On the blog in July, we highlighted a recent Court of Appeal case reminding practitioners of the need to rely on authorities reported in the official law reports where available and not to cite unreported cases for propositions that could be found in reported ones (see Citation of authorities: ignore the practice direction at your peril!).

A further reminder from the Court of Appeal of the latter point has followed in Kaur (Jadgeep) v Secretary of State for the Home Department [2019] EWCA Civ 1101; [2019] 4 WLR 94: whilst the Practice Direction (Citation of Authorities) (2012) [2012] 1 WLR 780 is no absolute bar to citing unreported cases, practitioners should think twice before doing so unless they can point to the “relevant statement of legal principle not found in reported authority”. The “kitchen-sink” approach to citation is “wholly illegitimate” and “wasteful of court time and scarce resources”.

In the principal judgment of the case, Coulson LJ said, relevantly:

“22. Mr Malik argued that [Marcellana v Secretary of the State for the Home Department UT 1A/01888/2013 (unreported) 27 June 2013] was not citable to this court, and relied on Practice Direction (Citation of Authorities) (2012) [2012] 1 WLR 780. However, I think Mr Muman was right to argue that there was not a complete bar on the citation of such authorities to this court …

23. However, whilst citation may be permitted, that is only where ‘there is a relevant statement of legal principle not found in reported authority’. This is not simply a dry argument about precedent. Immigration and asylum work at all levels is bedevilled by the promiscuous citation of authorities from all kinds of judges, regardless of the factual background of the case in question, in the hope that there might be something, whether law, or fact or even comment, which might look roughly similar to the case in question and therefore might assist the argument being advanced. It is not unfair to dub it a ‘kitchen-sink’ approach to citation. It is wholly illegitimate and merely adds to the workload of already-stretched FTT and UT judges. Proper limits on the citation of authorities in judicial review cases are required if this blizzard of references to irrelevant, fact-dependent cases is ever going to be stopped.

27. … not only is the attempt to cite Marcellana’s case illegitimate (because there is no statement of principle that cannot be found in hundreds of authorities going back centuries …), but its citation also serves to demonstrate the absence of any plausible arguments available to the appellant in the present case.”
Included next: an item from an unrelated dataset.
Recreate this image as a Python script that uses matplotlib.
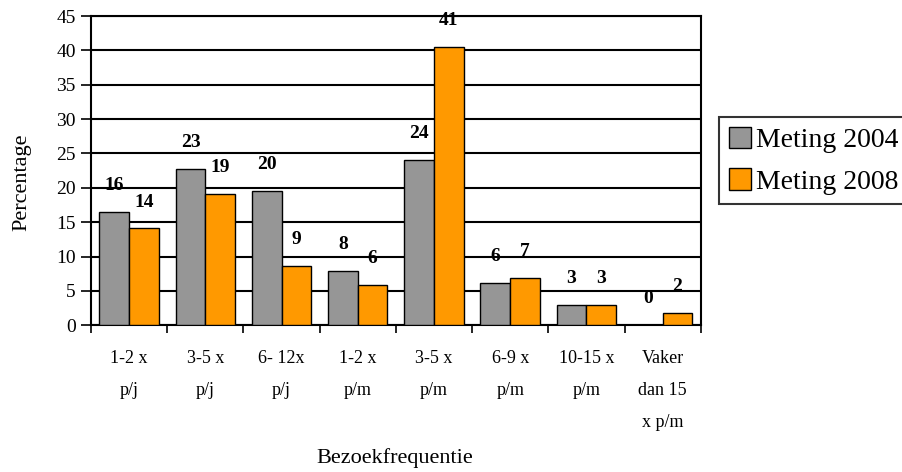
import matplotlib
matplotlib.use("Agg")
import matplotlib.pyplot as plt
import numpy as np

categories = ["1-2 x\np/j", "3-5 x\np/j", "6- 12x\np/j", "1-2 x\np/m", "3-5 x\np/m",
              "6-9 x\np/m", "10-15 x\np/m", "Vaker\ndan 15\nx p/m"]
meting_2004 = [16.5, 22.7, 19.6, 7.9, 24.0, 6.1, 3.0, 0.0]
meting_2008 = [14.1, 19.1, 8.7, 5.9, 40.5, 6.9, 3.0, 1.75]
labels_2004 = ["16", "23", "20", "8", "24", "6", "3", "0"]
labels_2008 = ["14", "19", "9", "6", "41", "7", "3", "2"]
yticks = [0, 5, 10, 15, 20, 25, 30, 35, 40, 45]

plt.rcParams['font.family'] = ['Liberation Serif', 'DejaVu Serif']

fig = plt.figure(figsize=(9.03, 4.72), dpi=100)
ax = fig.add_axes([0.1008, 0.3108, 0.6752, 0.6552])

x = np.arange(len(categories))
w = 0.39
b1 = ax.bar(x - w/2, meting_2004, w, color="#969696", edgecolor="black", linewidth=1.0,
            label="Meting 2004", zorder=3)
b2 = ax.bar(x + w/2, meting_2008, w, color="#FF9900", edgecolor="black", linewidth=1.0,
            label="Meting 2008", zorder=3)

for xi, v, t in zip(x - w/2, meting_2004, labels_2004):
    ax.annotate(t, (xi, v), xytext=(0, 19), textcoords="offset points", ha="center",
                va="center", fontsize=14, fontweight="bold")
for xi, v, t in zip(x + w/2, meting_2008, labels_2008):
    ax.annotate(t, (xi, v), xytext=(0, 19), textcoords="offset points", ha="center",
                va="center", fontsize=14, fontweight="bold", annotation_clip=False)

ax.set_xlim(-0.5, len(categories) - 0.5)
ax.set_ylim(0, 45)
ax.set_yticks(yticks)
ax.set_yticklabels([str(t) for t in yticks], fontsize=14)
ax.yaxis.grid(True, color="black", linewidth=1.5, zorder=0)
ax.set_axisbelow(True)

ax.set_xticks(np.arange(len(categories) + 1) - 0.5)
ax.set_xticklabels([])
ax.set_xticks(x, minor=True)
ax.set_xticklabels(categories, minor=True, fontsize=13, linespacing=2.15, va="top")
ax.tick_params(axis="x", which="minor", length=0, pad=18)
ax.tick_params(axis="x", which="major", length=6, width=1.2, direction="out")
ax.tick_params(axis="y", length=7, width=1.2, direction="out", pad=4)

for s in ax.spines.values():
    s.set_linewidth(1.5)
    s.set_color("black")

ax.set_ylabel("Percentage", fontsize=16)
ax.yaxis.set_label_coords(-0.098, 0.463)
fig.text(0.4375, 0.008, "Bezoekfrequentie", ha="center", va="bottom", fontsize=16)

leg = fig.legend(handles=[b1, b2], loc="upper left", bbox_to_anchor=(0.796, 0.752),
                 fontsize=20, frameon=True, fancybox=False, edgecolor="black",
                 handlelength=0.8, handleheight=0.8, handletextpad=0.2,
                 borderpad=0.35, labelspacing=0.55, borderaxespad=0)
leg.get_frame().set_linewidth(1.5)

fig.savefig("out.png", dpi=100)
Floyd LJ gave a short separate judgment, at paras 47-49, to add “a few words on the inappropriate citation of the UT’s decision in Marcellana’s case”. He continued:

“The excessive citation of authorities because they bear similarities on the facts to the case under consideration is not a new problem, or one limited to the field of immigration and asylum law. … Citing previous decisions on questions of fact simply serves to increase costs and is wasteful of court time and scarce resources.”